Michel Barnier, the European Union’s chief negotiator with the British government on a future trade relationship between the two parties, appears to be losing patience with Britain’s approach to the talks, De Tijd reports.
Yesterday, the usually phlegmatic Barnier expressed his frustration at the way Britain seems to be dragging its feet over talks which the Conservative government of Boris Johnson itself insists cannot be extended beyond the end of the transition period on 31 December.
“The United Kingdom cannot be opposed to the extension of Brexit negotiations and at the same time put on the brakes during talks,” Barnier said.
Some officials, the paper says, suspect the UK wants the EU to demand an extension to the deadline, at which point London would be in a position to demand concessions.

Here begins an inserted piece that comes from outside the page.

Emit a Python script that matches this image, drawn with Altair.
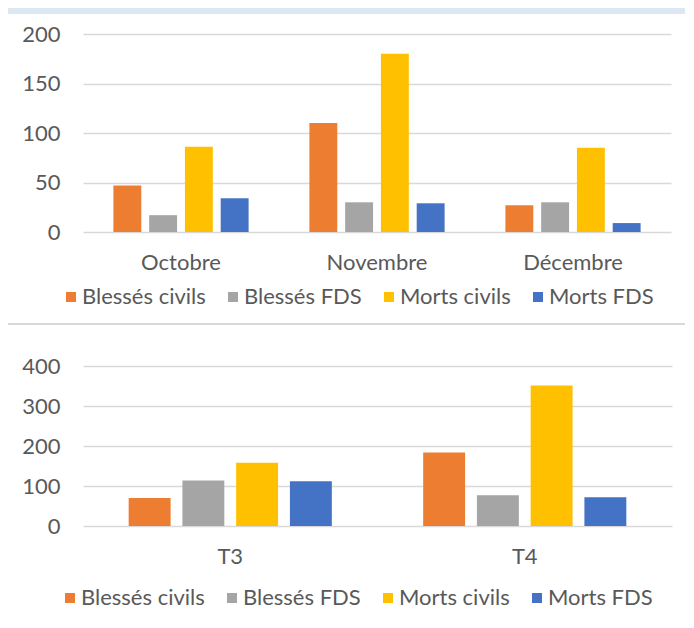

Barnier also expressed frustration that Britain is going back on previously agreed matters, such as the guarantee on an equal regulatory playing field in return for open and tariff-free access to the EU internal market.
That would mean that UK goods and services would have to meet the same standards as those applying to EU member states. The British government, however, has made the end of “rules imposed by Brussels” a pillar of its Brexit platform.
Another problem is the UK’s apparent unwillingness to offer guarantees on the security of the data of European citizens.
But the major stumbling block is fisheries, where the two sides could not be further apart.
The EU is insisting on a formal agreement governing access by EU fishing boats to British waters. The UK, meanwhile, is refusing even to open the conversation.
“We cannot accept any selective progress for a limited number of subjects,” Barnier said. “Europe will not agree to an economic partnership without a balanced long-term solution to the fisheries question.”